Interview: Breeze Through w/ Fanzine.

Fresh from signing to Best Fit RecordingsThe Line Of Best Fit's label de seemingly chaque jour since it was recently established, Fanzine are just starting to pen some serious chapters into their still short history. And although this particular interview may never make the contents page, lead vocalist Jock's eloquence in these As to the Qs hurled his way suggests they'll be able to substantiate the claims to greatness insinuated by latest single L.A. long beyond its release this coming Monday...

Dots: First up, congrats on being among the first of few to sign up with Best Fit Recordings! How did it all come about and how does it feel to have now put proverbial pen to paper?

Jock: It's really exciting to be working with them. Rich from Best Fit is just really enthusiastic and nice, and getting good feedback and feeling like you're working with someone who's genuinely into what you're doing is great. He's been supportive since we first started out so it's nice to finally be working together.

Dashes: And have you already begun to feel the effects of this most holy of matrimonies?

Jock: Totally. Just having that enthusiasm there like I said gives you a really positive vibe and spurs you on to try really hard in whatever it is that you're doing, which in our case is trying to finish up our album. We've done some really great gigs off the back of it and hopefully we can shift a few 7"s too!

Dots: The debut single L.A.'s a right breeze bucket of estival vibe. What's the inspiration behind it, and was there a particular motive for opting to focus on West Coast America in place of, say, the shores of North East England? I suppose Redcar doesn't quite have the same ring to it...
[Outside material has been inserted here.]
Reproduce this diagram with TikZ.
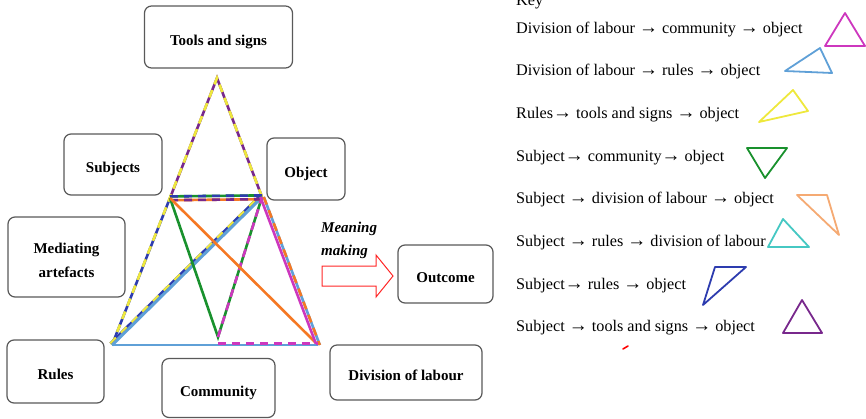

Jock: Haha! Well, Ed had been listening to California Dreamin' loads and wanted to write something with loads of backing vocals, so I think "L.A" came out when he was working out a melody for it and it sort of stuck. We tried to write the rest of the lyrics around the idea of running away to L.A rather than being there because obviously none of us are from there so singing about how great it is wouldn't really make sense.

Dashes: The sound is too somewhat 'Americanised' for want of a better word, musically if not vocally. Do you believe certain transatlantic propensities (lustrous, lightly distorted guitars, choruses catchier than velcro etc.) to be more applicable to Fanzine than some certain quintessentially 'British' elements?

Jock: I suppose so, yeah. I don't think we've ever felt a responsibility to sound "British". I mean we're into a bunch of different stuff, but we all get pretty excited by music that combines heavy guitar with melody in an interesting way, and usually that's more of an American kinda thing. Other British bands that do it like Ash and even Teenage Fanclub end up sounding pretty American anyway; that kind of heavy, bubblegum pop quality. There's a bit of '60s British Invasion stuff in there too though, but I guess that was all a bit faux-American as well...

Dots: The vid's a similarly bright and blithe affair that seems to succinctly capture an external impression of Californian nonchalance. The use of film-within-film or camera-shooting-camera seems to accentuate this. Were you guys peeved not to feature onscreen or are you concertedly keeping your attentions onstage for the time being?

Jock: We didn't really want to be in it. I just imagined us singing into a camera quite awkwardly and thought it would look rubbish. Jacob Pearlmutter who directed the video is a friend of ours and when we approached him about doing it he happened to be spending a couple of days in L.A. so it worked out bizarrely well. He did a treatment straight away and finished the whole thing in a couple of days. We're all really happy with it.

Dashes: Like or loathe, the compartmentalisation of genres plays a fundamental role within our consumption of contemporary music. Fortunately for Fanzine, I'd propose, most parallels have been complimentary with the scuzzy sounds of the '90s providing a particularly focal point of contact. How conscientious was this shaping of sonic aesthetic or do you feel as though this can be accredited to the fact that your formative years can be counted within said decade?

Jock: To be honest I think it's more a result of the fact that it's the logical progression of the stuff we were listening to as teenagers. We all listened to loads of '70s and '80s rock and metal and then suddenly the bombast of all that stuff, which we loved at the time, started to seem silly. There's a sort of bored, sarcastic kind of vibe to a lot of guitar music that followed that's a lot more intelligent and relatable to than all that aspirational, virtuoso stuff. For the most part I'd rather listen to someone that sounds like they're not able to play whatever they want but are trying really hard to than someone who can do it all. It's more human.

Dots: Finally, subjectively, much of your work thus far feels tinged with a nostalgia for glorified things and times that may or may not ever have existed, a little like when you see a picture of your infantile self and photographic record assimilates into recollection. What are, thus far, your fondest memories of a musical tune?

Jock: When I was about 7 or 8 I learned to play Wonderwall on the piano just because I loved that song so much. I had What's The Story? (Morning Glory) on tape and me and my friend just listened to that and a Beatles Best Of on repeat all the time. Wonderwall was my favourite song of all though and I just remember being so excited every time I heard it.

L.A. is released Monday via Best Fit Recordings.